Walk through any modern Indian city past a gleaming metro station, under a soaring flyover, or into a sustainably designed public building and you might not immediately think of the Brihadeeswarar Temple or the stepwells of Rajasthan. But look closer. The principles that guided those ancient builders are very much alive in the concrete and steel of today.

India’s architectural heritage is not a relic preserved behind museum glass. It is a living, breathing legacy that continues to shape how engineers think, design, and build. From passive cooling systems to earthquake-resistant foundations, the wisdom encoded in ancient Indian structures has found a renewed purpose in the modern world.

In this post, we explore exactly how and why it matters more than ever.

1. The Science Behind Ancient Structures

It is tempting to view ancient Indian architecture as purely artistic or spiritual in nature. But spend time studying these structures and a different picture emerges one of remarkable engineering intelligence.

The Brihadeeswarar Temple in Thanjavur, built over a thousand years ago, stands as one of the most extraordinary examples. Its massive granite tower constructed without modern machinery demonstrates a deep understanding of load distribution and structural balance. The capstone alone weighs an estimated 80 tonnes. Yet the structure has endured centuries of seismic activity, monsoons, and the passage of time.

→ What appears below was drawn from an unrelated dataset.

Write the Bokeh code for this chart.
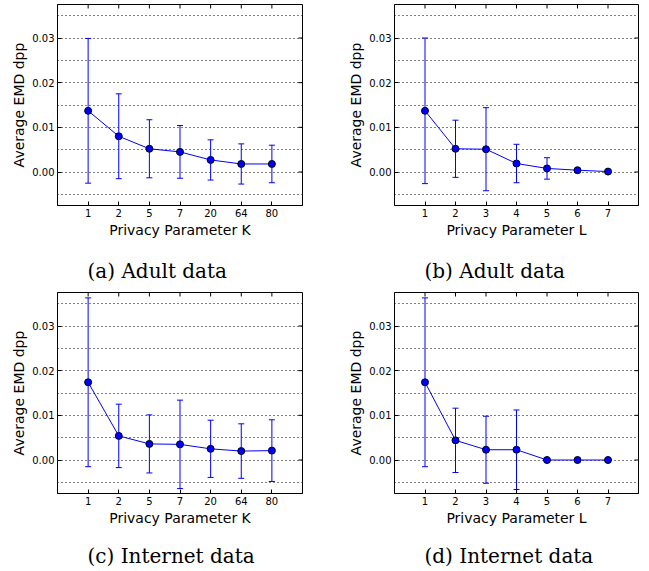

Modern structural engineers study these achievements not as curiosities, but as case studies in resilience. The interlocking stone systems used in ancient temples, for instance, mirror techniques now used in seismic-resistant architecture absorbing and redistributing forces rather than resisting them rigidly.

Ancient Indian architecture

2. Passive Cooling — An Ancient Solution to a Modern Problem

One of the most pressing challenges facing modern construction in India is the extreme heat. As urban temperatures continue to rise, architects and engineers are under growing pressure to design buildings that stay cool without relying entirely on energy-intensive air conditioning.

The answer, it turns out, was worked out centuries ago.

Ancient Indian builders understood the behaviour of air and sunlight with extraordinary precision. Thick stone walls absorbed daytime heat and released it slowly at night. Jali screens the latticed stone windows found in Mughal and Rajput architecture allowed cross-ventilation while filtering harsh sunlight. Courtyards created natural convection currents, pulling cool air through the building.

Today, these principles are being actively incorporated into green building design. Modern architects are rediscovering the value of:

  • Double-skin facades that regulate heat gain
  • Perforated screens and shading devices inspired by jali work
  • Central atrium designs that mimic the traditional courtyard system
  • Thermal mass construction using locally sourced stone and brick

What was once intuitive knowledge passed down through generations of craftsmen is now being validated by modern climate science and integrated into cutting-edge sustainable design.

3. Water Management — The Stepwells Come Full Circle

If there is one area where ancient Indian engineering deserves far more credit than it receives, it is water management.

The stepwells or vav of Gujarat and Rajasthan are masterpieces of functional engineering. Structures like Rani ki Vav in Patan, a UNESCO World Heritage Site, descend deep into the earth through a series of terraced steps and galleries, providing access to groundwater year-round while managing fluctuating water levels with elegant simplicity.

But these were not just water sources. They were sophisticated groundwater recharge systems designed to replenish aquifers, reduce evaporation, and sustain communities through drought.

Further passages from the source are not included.